• Task description:
Copy each line below exactly and leave the pictures out.

• Raw data:
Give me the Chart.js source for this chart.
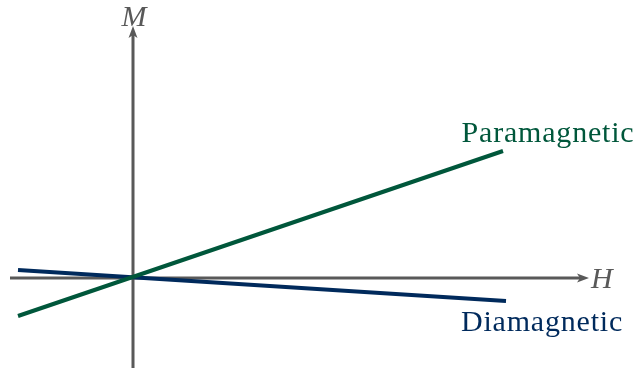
<!DOCTYPE html>
<html><head><meta charset="utf-8">
<script src="https://cdn.jsdelivr.net/npm/chart.js@4"></script>
<style>html,body{margin:0;padding:0;background:#fff}#wrap{width:636px;height:372px}</style>
</head><body><div id="wrap"><canvas id="c" width="636" height="372"></canvas></div>
<script>
// Field values (H) and magnetization values (M)
const hValues = [-11.5, 37.0];
const paramagneticM = [-3.8, 12.7];
const hValuesDia = [-11.5, 37.3];
const diamagneticM = [0.8, -2.3];
const seriesNames = ['Paramagnetic', 'Diamagnetic'];
const axisLabels = ['H', 'M'];
const hAxisExtent = [-12.3, 45.4];
const mAxisExtent = [-9.0, 25.0];

const GREEN = '#00573b';
const NAVY = '#002a5c';
const GRAY = '#595959';

const axesPlugin = {
  id: 'axesArrows',
  beforeDatasetsDraw(chart) {
    const {ctx, scales: {x, y}} = chart;
    ctx.save();
    ctx.strokeStyle = GRAY; ctx.fillStyle = GRAY; ctx.lineWidth = 3;
    const x0 = x.getPixelForValue(0), y0 = y.getPixelForValue(0);
    const xl = x.getPixelForValue(hAxisExtent[0]), xr = x.getPixelForValue(hAxisExtent[1]);
    const yb = y.getPixelForValue(mAxisExtent[0]), yt = y.getPixelForValue(mAxisExtent[1]);
    ctx.beginPath(); ctx.moveTo(xl, y0); ctx.lineTo(xr - 5, y0); ctx.stroke();
    ctx.beginPath(); ctx.moveTo(x0, yb); ctx.lineTo(x0, yt + 5); ctx.stroke();
    // arrowheads
    ctx.beginPath(); ctx.moveTo(xr + 2, y0); ctx.lineTo(xr - 10, y0 - 4.5); ctx.lineTo(xr - 7, y0); ctx.lineTo(xr - 10, y0 + 4.5); ctx.closePath(); ctx.fill();
    ctx.beginPath(); ctx.moveTo(x0, yt - 2); ctx.lineTo(x0 - 4.5, yt + 10); ctx.lineTo(x0, yt + 7); ctx.lineTo(x0 + 4.5, yt + 10); ctx.closePath(); ctx.fill();
    ctx.font = 'italic 30px "Liberation Serif", serif';
    ctx.textBaseline = 'alphabetic';
    ctx.textAlign = 'left';
    ctx.fillText(axisLabels[0], xr + 4, y0 + 10);
    ctx.textAlign = 'center';
    ctx.fillText(axisLabels[1], x0 + 1, yt - 2);
    ctx.restore();
  },
  afterDatasetsDraw(chart) {
    const {ctx} = chart;
    ctx.save();
    ctx.font = '30px "Liberation Serif", serif';
    ctx.letterSpacing = '0.8px';
    ctx.textAlign = 'center'; ctx.textBaseline = 'alphabetic';
    const offsets = [[45, -9], [36, 30]];
    chart.data.datasets.forEach((ds, i) => {
      const pts = chart.getDatasetMeta(i).data;
      const p = pts[pts.length - 1];
      ctx.fillStyle = ds.borderColor;
      ctx.fillText(ds.label, p.x + offsets[i][0], p.y + offsets[i][1]);
    });
    ctx.restore();
  }
};

new Chart(document.getElementById('c'), {
  type: 'scatter',
  data: {
    datasets: [
      { label: seriesNames[0], data: hValues.map((h, i) => ({x: h, y: paramagneticM[i]})),
        showLine: true, borderColor: GREEN, borderWidth: 4, pointRadius: 0, borderCapStyle: 'butt' },
      { label: seriesNames[1], data: hValuesDia.map((h, i) => ({x: h, y: diamagneticM[i]})),
        showLine: true, borderColor: NAVY, borderWidth: 4, pointRadius: 0, borderCapStyle: 'butt' }
    ]
  },
  options: {
    responsive: false, animation: false, maintainAspectRatio: false,
    layout: { padding: 0 },
    plugins: { legend: { display: false }, tooltip: { enabled: false } },
    scales: {
      x: { type: 'linear', min: -13.3, max: 50.3, display: false },
      y: { type: 'linear', min: -9.4, max: 27.8, display: false }
    }
  },
  plugins: [axesPlugin]
});
</script></body></html>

• Response to the task:
Give me the Chart.js source for this chart.
<!DOCTYPE html>
<html><head><meta charset="utf-8">
<script src="https://cdn.jsdelivr.net/npm/chart.js@4"></script>
<style>html,body{margin:0;padding:0;background:#fff}#wrap{width:636px;height:372px}</style>
</head><body><div id="wrap"><canvas id="c" width="636" height="372"></canvas></div>
<script>
// Field values (H) and magnetization values (M)
const hValues = [-11.5, 37.0];
const paramagneticM = [-3.8, 12.7];
const hValuesDia = [-11.5, 37.3];
const diamagneticM = [0.8, -2.3];
const seriesNames = ['Paramagnetic', 'Diamagnetic'];
const axisLabels = ['H', 'M'];
const hAxisExtent = [-12.3, 45.4];
const mAxisExtent = [-9.0, 25.0];

const GREEN = '#00573b';
const NAVY = '#002a5c';
const GRAY = '#595959';

const axesPlugin = {
  id: 'axesArrows',
  beforeDatasetsDraw(chart) {
    const {ctx, scales: {x, y}} = chart;
    ctx.save();
    ctx.strokeStyle = GRAY; ctx.fillStyle = GRAY; ctx.lineWidth = 3;
    const x0 = x.getPixelForValue(0), y0 = y.getPixelForValue(0);
    const xl = x.getPixelForValue(hAxisExtent[0]), xr = x.getPixelForValue(hAxisExtent[1]);
    const yb = y.getPixelForValue(mAxisExtent[0]), yt = y.getPixelForValue(mAxisExtent[1]);
    ctx.beginPath(); ctx.moveTo(xl, y0); ctx.lineTo(xr - 5, y0); ctx.stroke();
    ctx.beginPath(); ctx.moveTo(x0, yb); ctx.lineTo(x0, yt + 5); ctx.stroke();
    // arrowheads
    ctx.beginPath(); ctx.moveTo(xr + 2, y0); ctx.lineTo(xr - 10, y0 - 4.5); ctx.lineTo(xr - 7, y0); ctx.lineTo(xr - 10, y0 + 4.5); ctx.closePath(); ctx.fill();
    ctx.beginPath(); ctx.moveTo(x0, yt - 2); ctx.lineTo(x0 - 4.5, yt + 10); ctx.lineTo(x0, yt + 7); ctx.lineTo(x0 + 4.5, yt + 10); ctx.closePath(); ctx.fill();
    ctx.font = 'italic 30px "Liberation Serif", serif';
    ctx.textBaseline = 'alphabetic';
    ctx.textAlign = 'left';
    ctx.fillText(axisLabels[0], xr + 4, y0 + 10);
    ctx.textAlign = 'center';
    ctx.fillText(axisLabels[1], x0 + 1, yt - 2);
    ctx.restore();
  },
  afterDatasetsDraw(chart) {
    const {ctx} = chart;
    ctx.save();
    ctx.font = '30px "Liberation Serif", serif';
    ctx.letterSpacing = '0.8px';
    ctx.textAlign = 'center'; ctx.textBaseline = 'alphabetic';
    const offsets = [[45, -9], [36, 30]];
    chart.data.datasets.forEach((ds, i) => {
      const pts = chart.getDatasetMeta(i).data;
      const p = pts[pts.length - 1];
      ctx.fillStyle = ds.borderColor;
      ctx.fillText(ds.label, p.x + offsets[i][0], p.y + offsets[i][1]);
    });
    ctx.restore();
  }
};

new Chart(document.getElementById('c'), {
  type: 'scatter',
  data: {
    datasets: [
      { label: seriesNames[0], data: hValues.map((h, i) => ({x: h, y: paramagneticM[i]})),
        showLine: true, borderColor: GREEN, borderWidth: 4, pointRadius: 0, borderCapStyle: 'butt' },
      { label: seriesNames[1], data: hValuesDia.map((h, i) => ({x: h, y: diamagneticM[i]})),
        showLine: true, borderColor: NAVY, borderWidth: 4, pointRadius: 0, borderCapStyle: 'butt' }
    ]
  },
  options: {
    responsive: false, animation: false, maintainAspectRatio: false,
    layout: { padding: 0 },
    plugins: { legend: { display: false }, tooltip: { enabled: false } },
    scales: {
      x: { type: 'linear', min: -13.3, max: 50.3, display: false },
      y: { type: 'linear', min: -9.4, max: 27.8, display: false }
    }
  },
  plugins: [axesPlugin]
});
</script></body></html>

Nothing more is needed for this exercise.